Lawyers for the family said the 42-year-old Brown had his hands on the steering wheel of his car and was complying with police orders when he was gunned down, leaving a trail of shell casings in the driveway of his home in Elizabeth City.
“They were shooting and saying ‘Let me see your hands!’ at the same time,” Chantel Cherry-Lassiter, one of a team of lawyers for the family, told a news briefing on Monday.
“Let’s be clear: this was an execution,” Cherry-Lassiter said.
Another lawyer for Brown’s family, Harry Daniels, told reporters earlier Monday that Brown was shot in the “back of the head,” The Associated Press reported.
State of emergency
The shooting has rattled Elizabeth City, a riverfront community of about 18,000 residents, half of whom are African Americans.
The city, the county seat of Pasquotank County, had declared a state of emergency before the video was released.
Sheriff Tommy Wooten and Chief Deputy Daniel Fogg, in a video posted on social media last week, said the shooting occurred as deputies were trying to serve an arrest warrant and search warrant on Brown stemming from a felony drug charge.
Ben Crump, a lawyer for the family, said there was evidence from at least nine cameras, including police body cam and dash cam videos, but that the victim’s lawyers were shown only a 20-second portion from a single body cam video after Pasquotank County Attorney Michael Cox decided against showing more.
“We do not feel we got transparency.
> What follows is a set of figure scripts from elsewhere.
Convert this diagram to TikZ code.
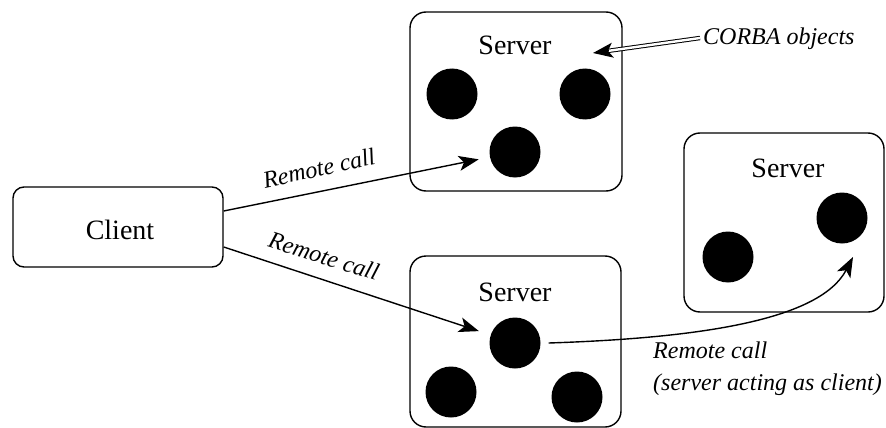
\documentclass[tikz,border=0pt]{standalone}
\usepackage{fontspec}
\setmainfont{Liberation Serif}
\usetikzlibrary{arrows.meta,calc}
\begin{document}
\begin{tikzpicture}[x=1pt,y=-1pt,
  box/.style={draw,line width=1.4pt,rounded corners=16pt,inner sep=0pt},
  obj/.style={circle,fill=black,inner sep=0pt,minimum size=51pt},
  big/.style={font=\fontsize{28}{32}\selectfont,inner sep=0pt},
  lab/.style={font=\fontsize{24}{32}\selectfont\itshape,inner sep=0pt},
  arr/.style={line width=1.4pt,-{Stealth[length=20pt,width=15pt,inset=5pt]}}]
\useasboundingbox (0,0) rectangle (886,428);
% boxes
\node[box,rounded corners=11pt,minimum width=210pt,minimum height=80pt] (client) at (118,227) {};
\node[big,anchor=base] (clientlbl) at (120,239) {Client};
\node[box,minimum width=212pt,minimum height=179pt] (s1) at (516,101.5) {};
\node[big,anchor=base] (s1lbl) at (515,55) {Server};
\node[box,minimum width=211pt,minimum height=171pt] (s2) at (515.5,341.5) {};
\node[big,anchor=base] (s2lbl) at (515,301) {Server};
\node[box,minimum width=200pt,minimum height=179pt] (s3) at (784,222.5) {};
\node[big,anchor=base] (s3lbl) at (788,177) {Server};
% objects
\node[obj] (c1a) at (452,94) {};
\node[obj] (c1c) at (585,94) {};
\node[obj] (c1b) at (515,152) {};
\node[obj] (c2a) at (515,343) {};
\node[obj] (c2b) at (451,392) {};
\node[obj] (c2c) at (577,397) {};
\node[obj] (c3a) at (728,257) {};
\node[obj] (c3b) at (842,218) {};
% remote calls
\draw[arr,shorten >=37pt] ($(client.east)+(0,-16)$) -- (c1b.center);
\draw[arr,shorten >=38pt] ($(client.east)+(0,20)$) -- (c2a.center);
\node[lab,rotate=12.4] (rc1) at (319,168) {Remote call};
\node[lab,rotate=-17.4] (rc2) at (324,256) {Remote call};
\coordinate (curveend) at ($(c3b.center)+(11,39)$);
\draw[arr] ($(c2a.east)+(8,0)$) .. controls +(152,-5) and +(-33,63) .. (curveend);
\node[lab,anchor=north west,align=left] (rc3) at (653,342) {Remote call\\(server acting as client)};
% CORBA objects pointer
\node[lab,anchor=base west] (corba) at (703,45) {CORBA objects};
\coordinate (corbaS) at (700,38);
\coordinate (corbaT) at (593,53);
\draw[double,double distance=2.4pt,line width=1pt] (corbaS) -- ($(corbaT)!14pt!(corbaS)$);
\draw[line width=1.4pt,-{Stealth[length=20pt,width=15pt,inset=5pt]}] ($(corbaT)!16pt!(corbaS)$) -- (corbaT);
\end{tikzpicture}
\end{document}
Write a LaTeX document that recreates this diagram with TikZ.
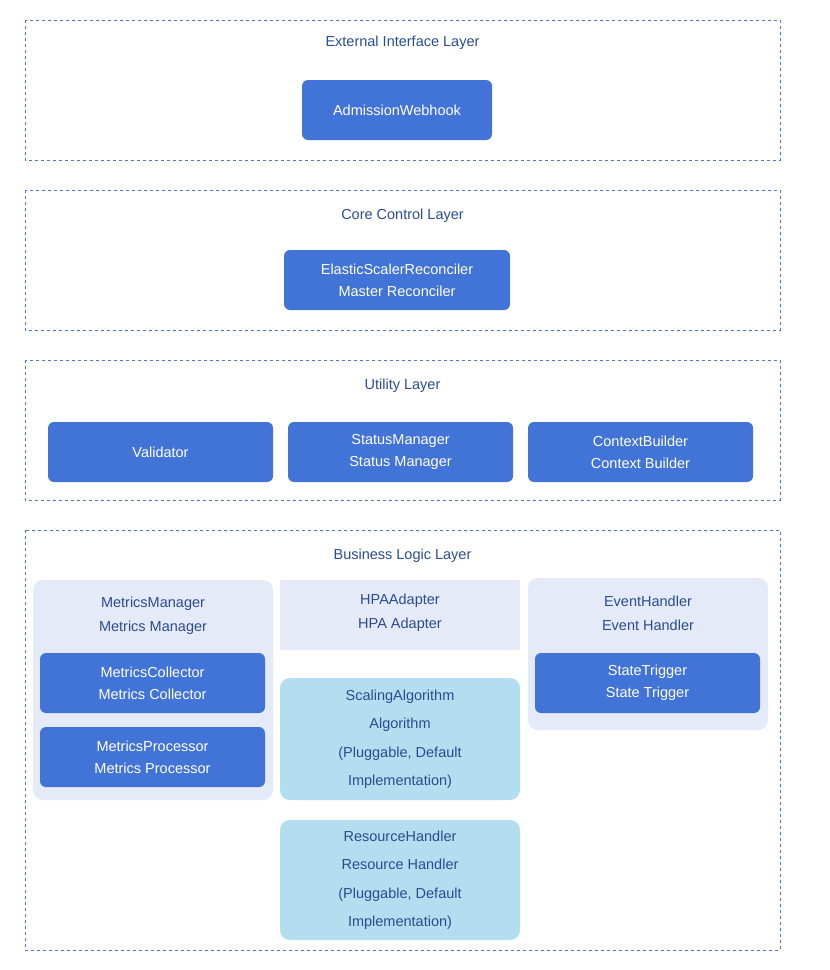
\documentclass[tikz,border=0pt]{standalone}
\usepackage{fontspec}
\setmainfont{Liberation Sans}
\begin{document}
\begin{tikzpicture}[x=1pt,y=-1pt,
  layer/.style={draw=lineblue,dashed,line width=1pt},
  ltitle/.style={text=titleblue,font=\fontsize{14.5}{17}\selectfont},
  comp/.style={fill=compblue,rounded corners=6pt,text=white,font=\fontsize{14.5}{22}\selectfont,align=center},
  grp/.style={fill=grpfill,rounded corners=10pt},
  plug/.style={fill=plugblue,rounded corners=10pt},
  gtext/.style={text=titleblue,font=\fontsize{14.5}{23}\selectfont,align=center}]
\definecolor{lineblue}{HTML}{4A78D6}
\definecolor{titleblue}{HTML}{2B4C8F}
\definecolor{compblue}{HTML}{4274D8}
\definecolor{grpfill}{HTML}{E4EAF8}
\definecolor{plugblue}{HTML}{B2DEEF}
\useasboundingbox (0,0) rectangle (830,970);
\draw[layer] (25,20) rectangle (780,160);
\node[ltitle] (t1) at (402.5,43) {External Interface Layer};
\draw[layer] (25,190) rectangle (780,330);
\node[ltitle] (t2) at (402.5,216) {Core Control Layer};
\draw[layer] (25,360) rectangle (780,500);
\node[ltitle] (t3) at (402.5,386) {Utility Layer};
\draw[layer] (25,530) rectangle (780,950);
\node[ltitle] (t4) at (402.5,556) {Business Logic Layer};

\fill[comp] (302,80) rectangle (492,140);
\node[comp,fill=none] (aw) at (397,110) {AdmissionWebhook};
\fill[comp] (284,250) rectangle (510,310);
\node[comp,fill=none] (esr) at (397,280) {ElasticScalerReconciler\\Master Reconciler};
\fill[comp] (48,422) rectangle (273,482);
\node[comp,fill=none] (val) at (160.5,452) {Validator};
\fill[comp] (288,422) rectangle (513,482);
\node[comp,fill=none] (sm) at (400.5,452) {StatusManager\\Status Manager};
\fill[comp] (528,422) rectangle (753,482);
\node[comp,fill=none] (cb) at (640.5,452) {ContextBuilder\\Context Builder};

\fill[grp] (33,580) rectangle (273,800);
\node[gtext,font=\fontsize{14.5}{24}\selectfont] (mm) at (153,616) {MetricsManager\\Metrics Manager};
\fill[comp] (40,653) rectangle (265,713);
\node[comp,fill=none] (mc) at (152.5,683) {MetricsCollector\\Metrics Collector};
\fill[comp] (40,727) rectangle (265,787);
\node[comp,fill=none] (mp) at (152.5,757) {MetricsProcessor\\Metrics Processor};

\fill[grpfill,rounded corners=2pt] (280,580) rectangle (520,650);
\node[gtext,font=\fontsize{14.5}{24}\selectfont] (hpa) at (400,613) {HPAAdapter\\HPA Adapter};
\fill[plug] (280,678) rectangle (520,800);
\node[gtext,font=\fontsize{14.5}{28.5}\selectfont] (sa) at (400,739) {ScalingAlgorithm\\Algorithm\\(Pluggable, Default\\Implementation)};
\fill[plug] (280,820) rectangle (520,940);
\node[gtext,font=\fontsize{14.5}{28.5}\selectfont] (rh) at (400,880) {ResourceHandler\\Resource Handler\\(Pluggable, Default\\Implementation)};

\fill[grp] (528,578) rectangle (768,730);
\node[gtext,font=\fontsize{14.5}{24}\selectfont] (eh) at (648,613) {EventHandler\\Event Handler};
\fill[comp] (535,653) rectangle (760,713);
\node[comp,fill=none] (st) at (647.5,683) {StateTrigger\\State Trigger};
\end{tikzpicture}
\end{document}
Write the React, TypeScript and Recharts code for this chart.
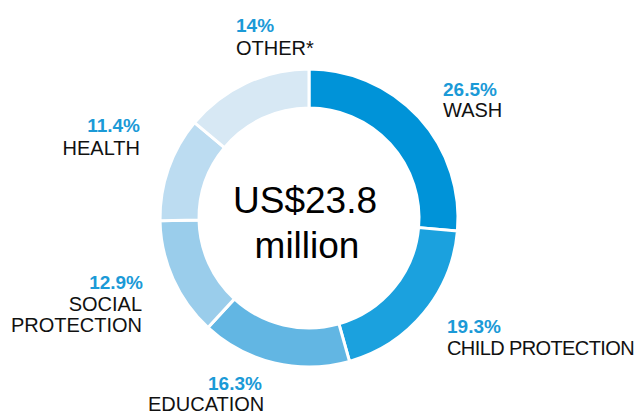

We only saw a snippet of the video,” Crump said. “They were going to show the whole video, then decided at the last minute they were going to redact it.”
Wooten and Cox did not respond to requests for comment.
Cox had issued a statement earlier on Monday to explain why it was taking so long to release video evidence. Cox said state law allowed officials to blur faces if needed to protect an active internal investigation, and the process took time.
Wooten said last week that the investigation of the shooting has been turned over to the State Bureau of Investigation, and he said it has the body camera video.
The shooting last Wednesday, a day after former Minneapolis police officer Derek Chauvin was convicted of murdering George Floyd after a highly publicized trial, has so far led to small, peaceful protests in Elizabeth City.
Wooten’s office said on Friday that seven sheriff’s deputies were placed on administrative leave after the shooting, and that three additional deputies had resigned, though the resignations were not related to the shooting.